FFT.com's Italian expert Richard Whittle on the ageing wonders still producing when it matters for the Azzurri...

Cesare Prandelli is about to write his name into Italy’s record books.
 
The Azzurri’s 1-0 victory over Bulgaria means a win against the Czech Republic on Tuesday will ensure their place at the World Cup in Brazil with two games to spare. The national side have never achieved such smooth progression before - and if they pull it off, Prandelli can be installed among the great Italian coaches.
 
Friday’s Group B encounter in Palermo was Prandelli’s 45th international in charge, which drew him level with the old maestro, Giovanni Trapattoni. But unlike Trap, who took Italy to a World Cup in 2002 and stayed for Euro 2004, the 56-year-old is almost certain to walk away from the international scene next summer and return to club football.
 
The lack of day-to-day involvement has been Prandelli’s only regret from taking up the reins of the beloved national team, which is said to have at least 50 million coaches – the adult population of the country – offering constant advice.
 
Like Brazil and Spain, Italy have never lost a home World Cup qualifier, winning 38 and drawing five. After seeing off Bulgaria in Palermo – a traditional stronghold – the Azzurri now take their proud record to the Juventus Stadium for the very first time.
 

Prandelli will be a wanted man after Italy's World Cup campaign

Against Bulgaria, Prandelli was without the services of key trio Mario Balotelli, Pablo Osvaldo and Riccardo Montolivo, and retained the 4-3-2-1 line-up that served him well at the Confederations Cup.

Alberto Gilardino started alone up front on 18 international goals (outside the top 10, one behind Roberto Bettega and two off Paolo Rossi), supported by the pacy tandem of Lorenzo Insigne and Antonio Candreva.  
 
With Claudio Marchisio injured, Thiago Motta was back in the squad for the first time since defeat to the hands of Spain at Euro 2012. The PSG man was entrusted on the left of an experienced midfield that included Andrea Pirlo and Daniele De Rossi.

Prandelli was questioned whether he should be looking for younger alternatives... but pointed out that the World Cup was a place for “grown-ups”

While the latter pair gave a good account of themselves it was two other veterans from the 2006 World Cup-winning side who spared Italy from losing two, if not all three, points.
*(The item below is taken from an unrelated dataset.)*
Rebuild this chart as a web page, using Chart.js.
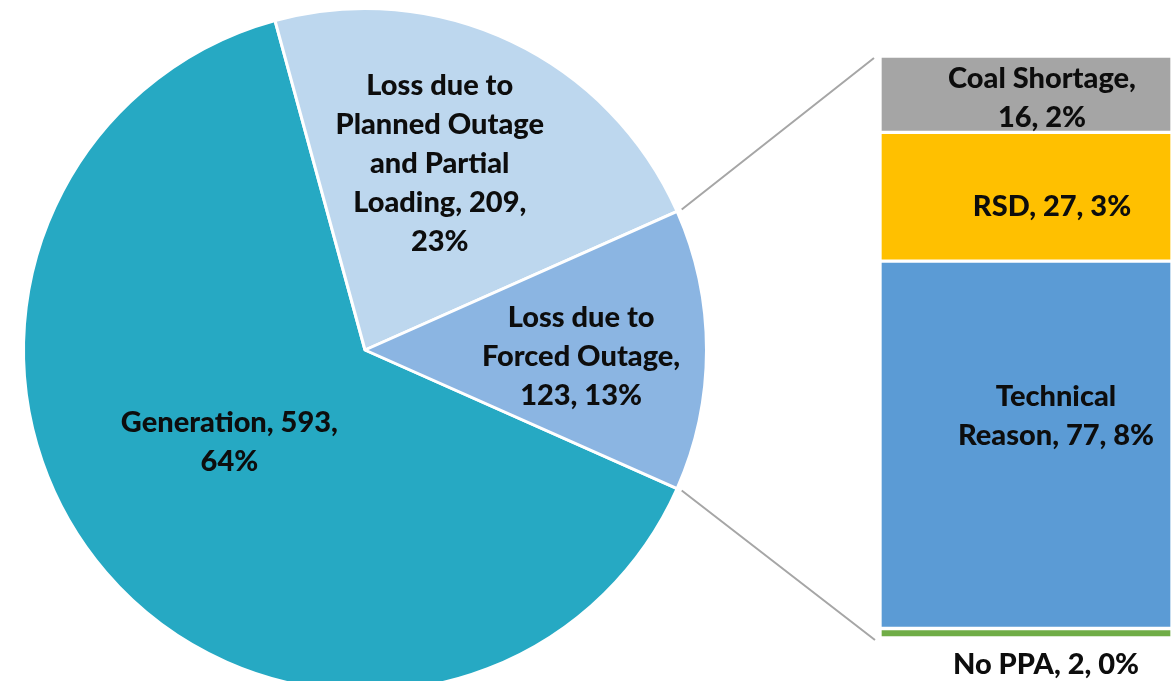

Gilardino, an unused substitute on that memorable night in Berlin, scored the only goal of the game, while Gianluigi Buffon made a string of world-class saves in a performance that ranked alongside his stunning international debut against Russia in 1997, when he was just 19.
 
Prandelli was questioned whether he should be looking for younger alternatives leading up to Brazil, but pointed out that the World Cup was a place for “grown-ups”. With experience like this at both ends of the pitch, who can blame him?
 
At 31, Gilardino is a polar opposite to the hot-headed Balotelli and Osvaldo, who could just as easily leave the team a man short as score a wonder goal. Gila is a level-headed goal-grabber with a tireless work ethic. He understands the importance of patience and waiting for the crucial moments that matter.

Still got it: Gilardino celebrates his winner against Bulgaria

The striker could have joined Juventus or AS Roma from Genoa in the transfer window but felt he would have only spent more time on the bench, thus hindering his chances of staying in Prandelli’s plans. He’s certainly come a long way from the player who scored with his hand in 2008.

Indeed, as Italy cranked up the pressure in the latter stages of the first half, there he was to head home Candreva’s pinpoint cross.

With only two games gone in Serie A and the players therefore not yet at full match pace, the tempo dropped markedly after the break - but nothing was going to sway Buffon’s concentration. The captain, at 35, will equal his former team-mate Fabio Cannavaro’s all-time appearance record of 136 on Tuesday, but his reactions are as sharp as they were when he finished second to the World Cup-winning skipper for the Ballon d’Or in 2006.
 
Back surgery in 2010 had many writing him off – as did a number of high-profile errors – but like Gilardino, Buffon never lost the belief. Now two of Italy’s ageing heroes of Berlin are leading their nation towards Brazil in double-quick time.